As long as you are sure it is gold and that it is solid gold, otherwise you might be getting ripped off.

----------


## mad cow

Here's a site that tracks a few:
https://comparegoldprices.com

 Also Check the shipping rates,they vary.

----------


## lib3rtarian

> As long as you are sure it is gold and that it is solid gold, otherwise you might be getting ripped off.


All the sites I mentioned are legit.




> Here's a site that tracks a few:
> https://comparegoldprices.com
> 
>  Also Check the shipping rates,they vary.


Good site. Their best price for a 1oz bar was an OPM for $1,217.95 at BGASC and with $12.95 S&H, it comes up to $1230.90. At Gold Mart, it is $1,214.20+$15.95 (S&H)=$1,230.15. Gold Mart still wins, albeit by a small margin.

----------


## specsaregood

> In my experience, and I have done a LOT of digging (pun intended), the cheapest I've seen so far is goldmart.com.


I wouldn't trust them.  I've read a fair number of reports online of people having orders arrive short of product.  I think the company has remedied it all eventually but after much hassle and delay.    That isn't worth a couple bucks to me.




> Gold is after all gold, wherever you buy it from..

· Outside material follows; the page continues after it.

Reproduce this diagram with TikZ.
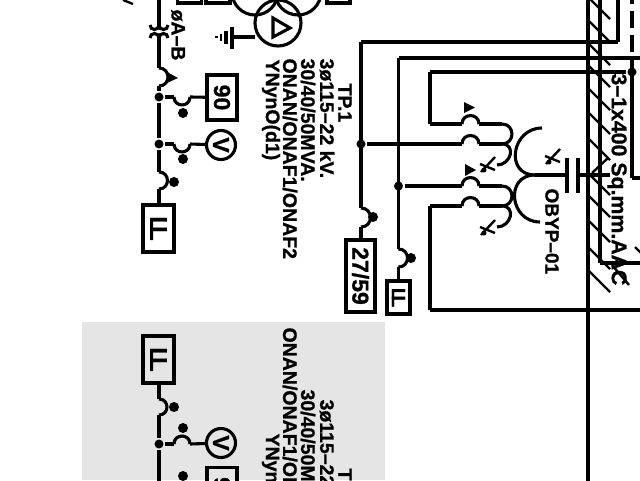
\documentclass[tikz,border=0pt]{standalone}
\usepackage{fontspec}
\setmainfont{Liberation Sans}[BoldFeatures={FakeBold=1}]
\definecolor{panel}{HTML}{E5E5E5}
\tikzset{
  wire/.style={line width=3.1pt},
  tag/.style={rotate=-90,inner sep=0pt,font=\fontsize{19.5}{20}\selectfont\bfseries},
  bigtag/.style={tag,font=\fontsize{23}{24}\selectfont\bfseries},
  relay/.style={draw,line width=3.1pt,minimum height=#1,inner sep=0pt},
  meter/.style={draw,circle,line width=3.1pt,minimum size=29pt,inner sep=0pt},
  joint/.style={fill,circle,minimum size=9pt,inner sep=0pt},
  pilot/.style={fill,circle,minimum size=10pt,inner sep=0pt},
  hump/.style={looseness=1.7,out=#1,in=#1},
  hatching/.style={line width=2.4pt},
}
\newcommand{\markLL}[2]{\fontsize{#1}{#1}\selectfont L\kern-#2pt L}
\begin{document}
\begin{tikzpicture}[x=1pt,y=-1pt,wire]
  \useasboundingbox (0,0) rectangle (640,480);
  \clip (0,0) rectangle (640,480);
  \fill[panel] (82,322) rectangle (385,480);
  % hatching
  \foreach \y in {-3,20,43,65,88,112,138,173,195,220,247,270}
    \draw[hatching] (588,\y) -- ++(22,22);
  \draw[hatching] (592,173) -- (608,158);
  \draw[hatching] (612,265) -- ++(17,20);
  \draw[hatching] (635,247) -- ++(6,6);
  % labels
  \draw
    (178,8) node[tag,anchor=west] (phase){øA–B}
    (345,82) node[tag,anchor=west] (tp1){TP.1}
    (327,57) node[tag,anchor=west] (volt1){3ø115–22 kV.}
    (308,57) node[tag,anchor=west] (mva1){30/40/50MVA.}
    (290,57) node[tag,anchor=west] (cool1){ONAN/ONAF1/ONAF2}
    (271,58) node[tag,anchor=west] (vec1){YNynO(d1)}
    (345,467) node[tag,anchor=west] (tp2){TP.1}
    (327,398) node[tag,anchor=west] (volt2){3ø115–22 kV.}
    (308,388) node[tag,anchor=west] (mva2){30/40/50MVA.}
    (290,326) node[tag,anchor=west] (cool2){ONAN/ONAF1/ONAF2}
    (271,432) node[tag,anchor=west] (vec2){YNynO(d1)}
    (552,187) node[tag,anchor=west,font=\fontsize{19}{20}\selectfont\bfseries] (byp){OBYP–01}
    (617,72) node[tag,anchor=west,font=\fontsize{21.3}{22}\selectfont\bfseries] (cable){3–1x400 Sq.mm.AAC};
  % relays and meters
  \draw
    (222,97.5) node[bigtag,relay=30pt,minimum width=45pt] (r90){90}
    (221,145) node[bigtag,meter] (v1){V}
    (158.5,228.5) node[tag,relay=31pt,minimum width=47pt] (r51a){\markLL{24}{5}}
    (360.5,276) node[bigtag,relay=29pt,minimum width=72pt] (r27){27/59}
    (398.5,297.5) node[tag,relay=23pt,minimum width=33pt] (r51b){\markLL{19}{4}}
    (158.5,359.5) node[tag,relay=31pt,minimum width=47pt] (r51c){\markLL{24}{5}}
    (221,443) node[bigtag,meter] (v2){V}
    (222,490) node[bigtag,relay=30pt,minimum width=45pt] (r90b){90}
    (189.5,-20) node[relay=46pt,minimum width=24pt] (top1){}
    (218,-20) node[relay=46pt,minimum width=24pt] (top2){}
    (338.5,-20) node[relay=46pt,minimum width=23pt] (top3){};
  % joints and pilots
  \draw
    (159,97) node[joint] (j1){}
    (159,144) node[joint] (j2){}
    (361,144) node[joint] (j3){}
    (398.5,186) node[joint] (j4){}
    (632,72) node[joint] (j5){}
    (159,444) node[joint] (j6){}
    (183,113) node[pilot] (p1){}
    (183,159) node[pilot] (p2){}
    (174,182) node[pilot] (p3){}
    (373,217) node[pilot] (p4){}
    (411,258) node[pilot] (p5){}
    (174,407) node[pilot] (p6){}
    (183,428) node[pilot] (p7){}
    (183,476) node[pilot] (p8){};
  % free ends of wires
  \coordinate (a0) at (159,-5);
  \coordinate (a1) at (159,25);
  \coordinate (a2) at (150,25);
  \coordinate (a3) at (168,25);
  \coordinate (a9) at (159,38);
  \coordinate (a10) at (150,38);
  \coordinate (a11) at (168,38);
  \coordinate (a4) at (159,68);
  \coordinate (a5) at (159,86);
  \coordinate (a6) at (159,172);
  \coordinate (a7) at (159,189);
  \coordinate (b1) at (174,97);
  \coordinate (b2) at (190,97);
  \coordinate (b3) at (174,144);
  \coordinate (b4) at (190,144);
  \coordinate (c1) at (159,399);
  \coordinate (c2) at (159,415);
  \coordinate (c3) at (159,490);
  \coordinate (c4) at (174,444);
  \coordinate (c5) at (190,444);
  \coordinate (d1) at (361,42);
  \coordinate (d2) at (361,208);
  \coordinate (d3) at (361,227);
  \coordinate (d4) at (398.5,58);
  \coordinate (d5) at (398.5,249);
  \coordinate (d6) at (398.5,267);
  \coordinate (e1) at (430,72);
  \coordinate (e2) at (430,124);
  \coordinate (e3) at (430,206);
  \coordinate (e4) at (430,310);
  \foreach \n/\y in {1/124,2/144,3/186,4/206} {
    \coordinate (w\n a) at (462,\y);
    \coordinate (w\n b) at (479,\y);
    \coordinate (w\n c) at (502,\y);
  }
  \coordinate (f1) at (497,165);
  \coordinate (f2) at (497,227);
  % primary side
  \begin{scope}
    \draw (a0) to (a1);
    \draw (a9) to (a4);
    \draw (a2) to[hump=-90] (a1);
    \draw (a1) to[hump=-90] (a3);
    \draw (a10) to[hump=90] (a9);
    \draw (a9) to[hump=90] (a11);
    \draw (a4) to[hump=0] (a5);
    \draw (a5) to (j1);
    \draw (j1) to (b1);
    \draw (b1) to[hump=-90] (b2);
    \draw (b2) to (r90);
    \draw (j1) to (j2);
    \draw (j2) to (b3);
    \draw (b3) to[hump=-90] (b4);
    \draw (b4) to (v1);
    \draw (j2) to (a6);
    \draw (a6) to[hump=0] (a7);
    \draw (a7) to (a7 |- r51a.west);
    \draw (a7 |- r51c.east) to (c1);
    \draw (c1) to[hump=0] (c2);
    \draw (c2) to (j6);
    \draw (j6) to (c3);
    \draw (j6) to (c4);
    \draw (c4) to[hump=90] (c5);
    \draw (c5) to (v2);
  \end{scope}
  % transformer windings
  \begin{scope}
    \draw (d1) to (d2);
    \draw (d2) to[hump=0] (d3);
    \draw (d3) to (d3 |- r27.west);
    \draw (d4) to (d5);
    \draw (d5) to[hump=0] (d6);
    \draw (d6) to (d6 |- r51b.west);
    \draw (e1) to (e2);
    \draw (e2) to (w1a);
    \draw (j3) to (w2a);
    \draw (j4) to (w3a);
    \draw (e3) to (w4a);
    \draw (e3) to (e4);
    \foreach \n in {1,2,3,4} {
      \draw (w\n a) to[hump=90] (w\n b);
      \draw (w\n b) to (w\n c);
    }
    \draw (w1c) to[hump=0] (w2c);
    \draw (w3c) to[hump=0] (w4c);
    \draw (w2c) to[hump=0] (f1);
    \draw (w4c) to[hump=0] (f2);
  \end{scope}
  % earthing winding and capacitor
  \coordinate (g1) at (542,128);
  \coordinate (g2) at (535,175);
  \coordinate (g3) at (540,222);
  \coordinate (g4) at (567,175);
  \coordinate (g5) at (578,175);
  \coordinate (g6) at (610,175);
  \draw (g1) to[hump=180,looseness=1.65] (g2);
  \draw (g2) to[hump=180,looseness=1.65] (g3);
  \draw (g2) to (g4);
  \draw (g5) to (g6);
  \draw (567,158) -- (567,193);
  \draw (578,158) -- (578,193);
  % delta winding marks
  \fill (464,102) -- (475,107.5) -- (464,113) -- cycle;
  \fill (465,164) -- (476,170) -- (465,176) -- cycle;
  \fill (167,72) -- (178,78) -- (167,83) -- cycle;
  \foreach \x/\y in {488/165,488/228,553/157} {
    \draw[line width=2.4pt] (\x+7,\y-8) -- (\x-7,\y+7);
    \draw[line width=2.4pt] (\x-8,\y-1) -- (\x+7,\y+5);
    \fill (\x-4,\y+5) circle (2.5pt);
  }
  % busbars and cables
  \coordinate (h1) at (618,42);
  \coordinate (h2) at (618,-5);
  \coordinate (h3) at (645,58);
  \coordinate (h4) at (632,58);
  \coordinate (h5) at (632,178);
  \coordinate (h6) at (645,178);
  \coordinate (h7) at (645,310);
  \coordinate (h8) at (600,-5);
  \coordinate (h9) at (600,263);
  \coordinate (h10) at (645,263);
  \draw (d1) to (h1);
  \draw (h1) to (h2);
  \draw (d4) to (h3);
  \draw (e1) to (j5);
  \draw (h4) to (h5);
  \draw (h5) to (h6);
  \draw (e4) to (h7);
  \draw (h8) to (h9);
  \draw (h9) to (h10);
  \draw[dash pattern=on 17pt off 7pt] (632,52) -- (632,-5);
  \draw[line width=3.4pt] (588,-5) -- (588,485);
  % power transformer bushing
  \draw (278,23) circle (23pt);
  \draw (255,-8) circle (23pt);
  \draw (298,-8) circle (23pt);
  \draw (273,18) -- (290,28) -- (273,37) -- cycle;
  \draw (232,37) -- (255,37);
  \draw (232,27) -- (232,49);
  \draw (226,31) -- (226,44);
  \draw[line width=2.4pt] (221,34) -- (221,41);
  \draw[line width=2.4pt] (215,37) -- (218,37);
  \draw[line width=2.4pt] (123,0) -- (133,4);
\end{tikzpicture}
\end{document}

Yeah, as long as it actually arrives.

Edit: also, they threaten legal action against forums where people post about their bad experiences with them.

----------


## erowe1

> Also Check the shipping rates,they vary.


This.

Also, look at the different prices they have depending on method of payment. They tend to charge higher premiums if you pay with credit card. And some may be better with one payment method while others are better with another. And you may have one place where their cheaper price requires you to do a bank wire transfer, where others let you send a personal check. If the personal check is a lot more convenient for you, it might be worth a few extra bucks.

And look for sales. I'd say APMEX is usually decent, but you can usually do better. But they also sometimes have specials that give them the edge, like a day of free shipping or something like that.

----------


## cubical

Gainesvillecoins.com

Apmex.com

Providentmetals.com

All are great places to compare. Gainesville usually have the lowest prices of the 3. I believe they all offer free shipping over 5 or 6 thousand dollars. All are fast too.

----------


## mad cow

JM Bullion is offering free shipping throughout the Holidays.
I have dealt with them before and I was always happy with the experience.

http://www.jmbullion.com

----------


## dannno

I like www.amagimetals.com, they take bitcoin as well.

----------